To porozumienie gwarantuje nam sfinansowanie tak potrzebnej i długo wyczekiwanej przez wszystkich mieszkańców naszego regionu inwestycji. Jestem po prostu szczęśliwy. Przed nami dużo pracy, ale ten pierwszy najtrudniejszy i najważniejszy krok właśnie wykonaliśmy. Mamy pieniądze
– mówi Bartosz Kaliński, burmistrz Wadowic.

Minister Adamczyk zapewnił, że południowa obwodnica Wadowic nie jest obietnicą.
Ten dokument, który dzisiaj podpisuję sprawia, że ta droga powstanie. Ogromnie się cieszę, nie tylko ze względu na mieszkańców Wadowic, ale wszystkich kierowców, którzy tranzytem przejeżdżają przez papieskie miasto. Stracili, stojąc w korkach, mnóstwo czasu, teraz to się zmieni
– powiedział.
Po co ta droga?

Inwestycja ma odciążyć ruch w Wadowicach, głównie na ulicach: Lwowskiej, Putka i al. M.B. Fatimskiej oraz ulicy Zegadłowicza.
Projekt obejmie budowę odcinka obwodnicy klasy GP (Główna o ruchu przyspieszonym) o długości ok. 1,45 km od ronda gen. Leopolda Okulickiego na DK 52 do ul. Zegadłowicza (DK 28) na włączeniu do projektowanej drogi S52, czyli Beskidzkiej Drogi Integracyjnej.

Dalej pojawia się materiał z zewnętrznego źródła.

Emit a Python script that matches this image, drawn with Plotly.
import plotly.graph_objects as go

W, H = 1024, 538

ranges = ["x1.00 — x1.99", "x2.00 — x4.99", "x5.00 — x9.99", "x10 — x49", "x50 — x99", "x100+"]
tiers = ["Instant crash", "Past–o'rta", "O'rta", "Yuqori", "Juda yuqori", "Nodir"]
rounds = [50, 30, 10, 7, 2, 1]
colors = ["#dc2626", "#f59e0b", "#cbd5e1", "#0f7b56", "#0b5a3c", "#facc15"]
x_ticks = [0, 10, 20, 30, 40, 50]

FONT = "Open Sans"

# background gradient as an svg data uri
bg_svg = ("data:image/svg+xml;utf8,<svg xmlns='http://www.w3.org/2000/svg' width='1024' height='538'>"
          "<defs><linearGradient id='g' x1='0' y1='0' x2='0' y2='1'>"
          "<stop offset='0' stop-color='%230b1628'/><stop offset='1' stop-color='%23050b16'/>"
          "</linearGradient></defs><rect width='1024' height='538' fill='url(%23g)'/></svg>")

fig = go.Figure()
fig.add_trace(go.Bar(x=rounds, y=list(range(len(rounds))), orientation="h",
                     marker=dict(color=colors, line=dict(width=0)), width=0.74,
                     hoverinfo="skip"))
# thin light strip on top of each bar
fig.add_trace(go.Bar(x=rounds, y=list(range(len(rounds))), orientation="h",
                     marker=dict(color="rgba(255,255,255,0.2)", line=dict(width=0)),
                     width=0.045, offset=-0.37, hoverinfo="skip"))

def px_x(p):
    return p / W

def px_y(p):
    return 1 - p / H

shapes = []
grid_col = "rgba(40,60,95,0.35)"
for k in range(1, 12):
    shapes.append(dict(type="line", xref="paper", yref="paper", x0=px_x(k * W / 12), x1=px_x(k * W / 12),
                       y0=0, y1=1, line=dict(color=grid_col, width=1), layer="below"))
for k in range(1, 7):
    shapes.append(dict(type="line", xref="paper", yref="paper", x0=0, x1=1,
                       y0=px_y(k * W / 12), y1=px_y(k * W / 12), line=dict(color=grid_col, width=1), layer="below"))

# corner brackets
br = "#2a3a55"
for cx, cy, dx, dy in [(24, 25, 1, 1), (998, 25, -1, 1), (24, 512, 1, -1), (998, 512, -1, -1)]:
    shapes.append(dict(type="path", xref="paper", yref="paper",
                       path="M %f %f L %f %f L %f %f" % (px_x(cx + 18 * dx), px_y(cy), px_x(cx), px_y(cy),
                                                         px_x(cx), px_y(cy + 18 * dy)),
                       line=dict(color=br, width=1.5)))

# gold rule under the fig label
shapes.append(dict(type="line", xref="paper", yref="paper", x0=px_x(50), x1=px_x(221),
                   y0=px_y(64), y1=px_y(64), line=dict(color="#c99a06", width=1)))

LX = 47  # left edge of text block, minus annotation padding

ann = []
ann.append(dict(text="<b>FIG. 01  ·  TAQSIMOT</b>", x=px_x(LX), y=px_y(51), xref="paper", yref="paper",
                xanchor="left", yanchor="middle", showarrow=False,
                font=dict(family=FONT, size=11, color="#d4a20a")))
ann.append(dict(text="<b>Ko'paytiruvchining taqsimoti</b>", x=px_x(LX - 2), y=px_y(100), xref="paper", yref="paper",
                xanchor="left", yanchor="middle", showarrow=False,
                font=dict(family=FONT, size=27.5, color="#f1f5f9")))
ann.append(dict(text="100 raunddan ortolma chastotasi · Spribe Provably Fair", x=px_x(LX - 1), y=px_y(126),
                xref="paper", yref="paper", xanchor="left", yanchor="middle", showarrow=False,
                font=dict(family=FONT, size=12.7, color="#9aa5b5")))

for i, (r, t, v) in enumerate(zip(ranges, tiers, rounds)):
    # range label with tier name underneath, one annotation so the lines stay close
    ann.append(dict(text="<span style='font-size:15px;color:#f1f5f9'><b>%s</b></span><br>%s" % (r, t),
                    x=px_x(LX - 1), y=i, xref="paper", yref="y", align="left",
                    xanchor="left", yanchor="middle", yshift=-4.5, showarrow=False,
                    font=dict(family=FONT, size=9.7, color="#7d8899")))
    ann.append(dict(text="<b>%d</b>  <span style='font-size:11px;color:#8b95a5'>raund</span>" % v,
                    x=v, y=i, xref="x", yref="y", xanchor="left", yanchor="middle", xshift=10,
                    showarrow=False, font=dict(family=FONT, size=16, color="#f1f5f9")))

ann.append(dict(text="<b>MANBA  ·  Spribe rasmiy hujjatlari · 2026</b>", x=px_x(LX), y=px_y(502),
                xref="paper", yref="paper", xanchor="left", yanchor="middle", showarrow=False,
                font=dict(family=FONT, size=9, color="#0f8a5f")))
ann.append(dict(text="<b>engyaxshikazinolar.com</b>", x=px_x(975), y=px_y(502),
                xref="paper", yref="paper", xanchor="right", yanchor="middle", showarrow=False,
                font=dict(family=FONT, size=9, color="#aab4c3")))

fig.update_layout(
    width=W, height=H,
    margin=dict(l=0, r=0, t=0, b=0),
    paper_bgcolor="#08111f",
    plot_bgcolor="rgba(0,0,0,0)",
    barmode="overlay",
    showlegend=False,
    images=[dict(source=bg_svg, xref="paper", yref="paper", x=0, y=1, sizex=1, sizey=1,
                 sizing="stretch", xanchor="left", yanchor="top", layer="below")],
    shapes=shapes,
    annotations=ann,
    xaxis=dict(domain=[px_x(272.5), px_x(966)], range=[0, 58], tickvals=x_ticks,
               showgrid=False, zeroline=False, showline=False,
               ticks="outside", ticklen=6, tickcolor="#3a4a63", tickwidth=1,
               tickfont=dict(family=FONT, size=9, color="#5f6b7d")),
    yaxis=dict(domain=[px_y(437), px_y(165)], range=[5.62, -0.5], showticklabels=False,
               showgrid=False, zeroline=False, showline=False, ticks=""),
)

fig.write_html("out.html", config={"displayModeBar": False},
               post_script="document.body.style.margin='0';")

Pierwszy etap inwestycji bierze na siebie Gmina Wadowice, która poniesie w 100 procentach koszty przygotowania zadania. Składa się na niego opracowanie dokumentacji projektowej dla całości przedsięwzięcia oraz uzyskanie ostatecznej decyzji zezwalającej na realizację inwestycji drogowej – ZRID.
Do zadań gminy zgodnie z podpisanym dokumentem należy również m.in. wypłata odszkodowań za nieruchomości przejęte na mocy decyzji ZRID. Szacowany koszt tych wszystkich działań, który poniesie gmina Wadowice to 4 mln zł. Później, w myśl porozumienia, GDDKiA sfinansuje w 100 procentach roboty budowlane. Ich koszt oszacowany został na kwotę 69 mln zł.
Kiedy będzie gotowa?
- Jeżeli wszystko pójdzie zgodnie z planem, to pierwsza łopata zostanie wbita w 2024 roku. Najważniejsze jest, że to porozumienie zapewnia nam finansowanie inwestycji, bez wątpienia najdroższej w historii Wadowic – mówi burmistrz Kaliński.